STATED PROBLEM -
Reproduce the material word for word; the images stay out.

COLLECTED MATERIAL -
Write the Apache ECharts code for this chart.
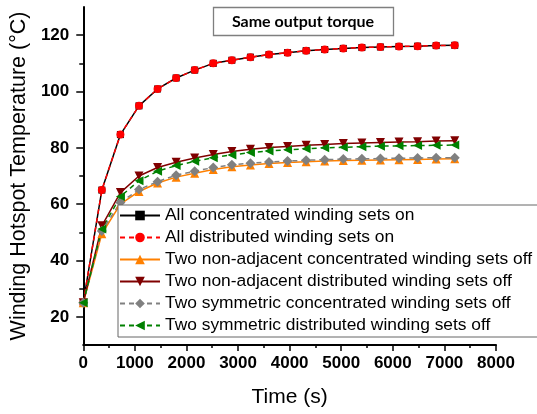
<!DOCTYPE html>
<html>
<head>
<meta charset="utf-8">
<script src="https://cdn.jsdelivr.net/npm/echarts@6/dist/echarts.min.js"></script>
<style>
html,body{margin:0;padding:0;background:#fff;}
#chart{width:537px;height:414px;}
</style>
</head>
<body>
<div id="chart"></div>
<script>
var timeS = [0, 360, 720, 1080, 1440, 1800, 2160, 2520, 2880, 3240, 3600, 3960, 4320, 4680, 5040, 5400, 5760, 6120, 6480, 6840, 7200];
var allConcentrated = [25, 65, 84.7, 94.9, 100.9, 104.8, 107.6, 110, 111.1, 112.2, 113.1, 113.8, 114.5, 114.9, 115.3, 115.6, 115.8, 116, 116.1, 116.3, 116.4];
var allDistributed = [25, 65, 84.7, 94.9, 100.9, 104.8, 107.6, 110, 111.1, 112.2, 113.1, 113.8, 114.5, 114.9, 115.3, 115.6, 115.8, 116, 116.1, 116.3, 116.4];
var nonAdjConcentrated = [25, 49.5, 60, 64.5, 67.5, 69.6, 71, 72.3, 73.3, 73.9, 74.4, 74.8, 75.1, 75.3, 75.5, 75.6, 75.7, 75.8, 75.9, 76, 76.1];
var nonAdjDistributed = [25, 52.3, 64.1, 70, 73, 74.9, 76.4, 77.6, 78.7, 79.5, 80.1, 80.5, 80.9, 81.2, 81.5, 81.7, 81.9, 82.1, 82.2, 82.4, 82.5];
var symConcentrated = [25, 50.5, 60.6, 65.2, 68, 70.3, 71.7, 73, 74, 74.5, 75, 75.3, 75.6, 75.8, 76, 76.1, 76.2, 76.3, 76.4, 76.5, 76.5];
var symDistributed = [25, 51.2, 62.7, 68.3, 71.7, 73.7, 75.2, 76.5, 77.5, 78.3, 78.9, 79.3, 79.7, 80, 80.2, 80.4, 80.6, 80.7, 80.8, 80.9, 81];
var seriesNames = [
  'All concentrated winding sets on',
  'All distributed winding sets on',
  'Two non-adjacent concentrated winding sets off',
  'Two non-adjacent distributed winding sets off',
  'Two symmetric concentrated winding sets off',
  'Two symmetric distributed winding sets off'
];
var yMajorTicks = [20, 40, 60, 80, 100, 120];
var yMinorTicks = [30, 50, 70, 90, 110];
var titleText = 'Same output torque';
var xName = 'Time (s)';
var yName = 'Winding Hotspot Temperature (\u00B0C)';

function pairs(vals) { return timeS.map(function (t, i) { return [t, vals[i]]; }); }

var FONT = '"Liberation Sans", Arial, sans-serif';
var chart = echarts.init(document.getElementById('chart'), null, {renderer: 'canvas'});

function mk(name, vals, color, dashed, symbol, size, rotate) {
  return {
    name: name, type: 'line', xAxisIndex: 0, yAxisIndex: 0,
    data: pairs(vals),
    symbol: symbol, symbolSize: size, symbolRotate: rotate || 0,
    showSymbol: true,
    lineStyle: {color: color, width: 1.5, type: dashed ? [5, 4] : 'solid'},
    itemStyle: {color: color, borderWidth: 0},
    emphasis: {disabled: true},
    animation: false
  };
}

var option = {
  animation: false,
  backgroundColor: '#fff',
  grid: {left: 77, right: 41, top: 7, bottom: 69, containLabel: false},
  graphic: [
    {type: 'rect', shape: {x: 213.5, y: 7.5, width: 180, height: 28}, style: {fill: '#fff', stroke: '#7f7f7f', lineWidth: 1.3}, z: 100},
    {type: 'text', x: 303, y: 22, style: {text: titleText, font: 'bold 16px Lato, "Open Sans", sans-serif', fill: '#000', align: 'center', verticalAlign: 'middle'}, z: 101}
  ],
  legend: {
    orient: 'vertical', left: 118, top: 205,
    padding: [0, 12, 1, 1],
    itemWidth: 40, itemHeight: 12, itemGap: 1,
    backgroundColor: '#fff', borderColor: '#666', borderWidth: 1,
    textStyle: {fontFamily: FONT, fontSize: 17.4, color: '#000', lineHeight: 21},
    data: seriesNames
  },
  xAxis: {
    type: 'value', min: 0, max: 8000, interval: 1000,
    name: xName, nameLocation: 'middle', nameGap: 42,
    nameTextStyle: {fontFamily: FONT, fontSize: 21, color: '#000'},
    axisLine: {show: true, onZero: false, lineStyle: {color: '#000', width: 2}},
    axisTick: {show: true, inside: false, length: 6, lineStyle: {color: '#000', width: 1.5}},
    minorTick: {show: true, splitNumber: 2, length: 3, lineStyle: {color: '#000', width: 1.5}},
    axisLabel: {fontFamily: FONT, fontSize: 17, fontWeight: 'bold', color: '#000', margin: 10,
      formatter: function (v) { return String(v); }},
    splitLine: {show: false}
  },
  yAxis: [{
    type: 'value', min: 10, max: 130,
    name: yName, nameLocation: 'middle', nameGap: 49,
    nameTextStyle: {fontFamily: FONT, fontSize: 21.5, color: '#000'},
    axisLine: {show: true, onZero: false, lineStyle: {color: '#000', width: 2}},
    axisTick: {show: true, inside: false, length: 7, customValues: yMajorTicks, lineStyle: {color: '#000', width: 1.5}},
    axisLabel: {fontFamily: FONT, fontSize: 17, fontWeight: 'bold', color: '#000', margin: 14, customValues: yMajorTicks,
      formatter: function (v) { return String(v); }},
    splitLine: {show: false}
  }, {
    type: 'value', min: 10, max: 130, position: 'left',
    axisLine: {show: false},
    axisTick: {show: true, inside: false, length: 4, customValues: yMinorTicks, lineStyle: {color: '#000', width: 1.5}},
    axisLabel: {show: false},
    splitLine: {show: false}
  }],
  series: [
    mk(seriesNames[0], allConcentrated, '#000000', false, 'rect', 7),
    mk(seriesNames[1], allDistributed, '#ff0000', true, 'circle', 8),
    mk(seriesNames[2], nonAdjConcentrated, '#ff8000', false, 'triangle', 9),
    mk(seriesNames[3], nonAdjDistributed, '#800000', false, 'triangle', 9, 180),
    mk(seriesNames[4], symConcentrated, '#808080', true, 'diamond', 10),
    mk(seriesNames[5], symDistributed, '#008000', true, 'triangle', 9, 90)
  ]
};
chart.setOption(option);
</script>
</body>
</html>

EXERCISE RESPONSE -
Write the Apache ECharts code for this chart.
<!DOCTYPE html>
<html>
<head>
<meta charset="utf-8">
<script src="https://cdn.jsdelivr.net/npm/echarts@6/dist/echarts.min.js"></script>
<style>
html,body{margin:0;padding:0;background:#fff;}
#chart{width:537px;height:414px;}
</style>
</head>
<body>
<div id="chart"></div>
<script>
var timeS = [0, 360, 720, 1080, 1440, 1800, 2160, 2520, 2880, 3240, 3600, 3960, 4320, 4680, 5040, 5400, 5760, 6120, 6480, 6840, 7200];
var allConcentrated = [25, 65, 84.7, 94.9, 100.9, 104.8, 107.6, 110, 111.1, 112.2, 113.1, 113.8, 114.5, 114.9, 115.3, 115.6, 115.8, 116, 116.1, 116.3, 116.4];
var allDistributed = [25, 65, 84.7, 94.9, 100.9, 104.8, 107.6, 110, 111.1, 112.2, 113.1, 113.8, 114.5, 114.9, 115.3, 115.6, 115.8, 116, 116.1, 116.3, 116.4];
var nonAdjConcentrated = [25, 49.5, 60, 64.5, 67.5, 69.6, 71, 72.3, 73.3, 73.9, 74.4, 74.8, 75.1, 75.3, 75.5, 75.6, 75.7, 75.8, 75.9, 76, 76.1];
var nonAdjDistributed = [25, 52.3, 64.1, 70, 73, 74.9, 76.4, 77.6, 78.7, 79.5, 80.1, 80.5, 80.9, 81.2, 81.5, 81.7, 81.9, 82.1, 82.2, 82.4, 82.5];
var symConcentrated = [25, 50.5, 60.6, 65.2, 68, 70.3, 71.7, 73, 74, 74.5, 75, 75.3, 75.6, 75.8, 76, 76.1, 76.2, 76.3, 76.4, 76.5, 76.5];
var symDistributed = [25, 51.2, 62.7, 68.3, 71.7, 73.7, 75.2, 76.5, 77.5, 78.3, 78.9, 79.3, 79.7, 80, 80.2, 80.4, 80.6, 80.7, 80.8, 80.9, 81];
var seriesNames = [
  'All concentrated winding sets on',
  'All distributed winding sets on',
  'Two non-adjacent concentrated winding sets off',
  'Two non-adjacent distributed winding sets off',
  'Two symmetric concentrated winding sets off',
  'Two symmetric distributed winding sets off'
];
var yMajorTicks = [20, 40, 60, 80, 100, 120];
var yMinorTicks = [30, 50, 70, 90, 110];
var titleText = 'Same output torque';
var xName = 'Time (s)';
var yName = 'Winding Hotspot Temperature (\u00B0C)';

function pairs(vals) { return timeS.map(function (t, i) { return [t, vals[i]]; }); }

var FONT = '"Liberation Sans", Arial, sans-serif';
var chart = echarts.init(document.getElementById('chart'), null, {renderer: 'canvas'});

function mk(name, vals, color, dashed, symbol, size, rotate) {
  return {
    name: name, type: 'line', xAxisIndex: 0, yAxisIndex: 0,
    data: pairs(vals),
    symbol: symbol, symbolSize: size, symbolRotate: rotate || 0,
    showSymbol: true,
    lineStyle: {color: color, width: 1.5, type: dashed ? [5, 4] : 'solid'},
    itemStyle: {color: color, borderWidth: 0},
    emphasis: {disabled: true},
    animation: false
  };
}

var option = {
  animation: false,
  backgroundColor: '#fff',
  grid: {left: 77, right: 41, top: 7, bottom: 69, containLabel: false},
  graphic: [
    {type: 'rect', shape: {x: 213.5, y: 7.5, width: 180, height: 28}, style: {fill: '#fff', stroke: '#7f7f7f', lineWidth: 1.3}, z: 100},
    {type: 'text', x: 303, y: 22, style: {text: titleText, font: 'bold 16px Lato, "Open Sans", sans-serif', fill: '#000', align: 'center', verticalAlign: 'middle'}, z: 101}
  ],
  legend: {
    orient: 'vertical', left: 118, top: 205,
    padding: [0, 12, 1, 1],
    itemWidth: 40, itemHeight: 12, itemGap: 1,
    backgroundColor: '#fff', borderColor: '#666', borderWidth: 1,
    textStyle: {fontFamily: FONT, fontSize: 17.4, color: '#000', lineHeight: 21},
    data: seriesNames
  },
  xAxis: {
    type: 'value', min: 0, max: 8000, interval: 1000,
    name: xName, nameLocation: 'middle', nameGap: 42,
    nameTextStyle: {fontFamily: FONT, fontSize: 21, color: '#000'},
    axisLine: {show: true, onZero: false, lineStyle: {color: '#000', width: 2}},
    axisTick: {show: true, inside: false, length: 6, lineStyle: {color: '#000', width: 1.5}},
    minorTick: {show: true, splitNumber: 2, length: 3, lineStyle: {color: '#000', width: 1.5}},
    axisLabel: {fontFamily: FONT, fontSize: 17, fontWeight: 'bold', color: '#000', margin: 10,
      formatter: function (v) { return String(v); }},
    splitLine: {show: false}
  },
  yAxis: [{
    type: 'value', min: 10, max: 130,
    name: yName, nameLocation: 'middle', nameGap: 49,
    nameTextStyle: {fontFamily: FONT, fontSize: 21.5, color: '#000'},
    axisLine: {show: true, onZero: false, lineStyle: {color: '#000', width: 2}},
    axisTick: {show: true, inside: false, length: 7, customValues: yMajorTicks, lineStyle: {color: '#000', width: 1.5}},
    axisLabel: {fontFamily: FONT, fontSize: 17, fontWeight: 'bold', color: '#000', margin: 14, customValues: yMajorTicks,
      formatter: function (v) { return String(v); }},
    splitLine: {show: false}
  }, {
    type: 'value', min: 10, max: 130, position: 'left',
    axisLine: {show: false},
    axisTick: {show: true, inside: false, length: 4, customValues: yMinorTicks, lineStyle: {color: '#000', width: 1.5}},
    axisLabel: {show: false},
    splitLine: {show: false}
  }],
  series: [
    mk(seriesNames[0], allConcentrated, '#000000', false, 'rect', 7),
    mk(seriesNames[1], allDistributed, '#ff0000', true, 'circle', 8),
    mk(seriesNames[2], nonAdjConcentrated, '#ff8000', false, 'triangle', 9),
    mk(seriesNames[3], nonAdjDistributed, '#800000', false, 'triangle', 9, 180),
    mk(seriesNames[4], symConcentrated, '#808080', true, 'diamond', 10),
    mk(seriesNames[5], symDistributed, '#008000', true, 'triangle', 9, 90)
  ]
};
chart.setOption(option);
</script>
</body>
</html>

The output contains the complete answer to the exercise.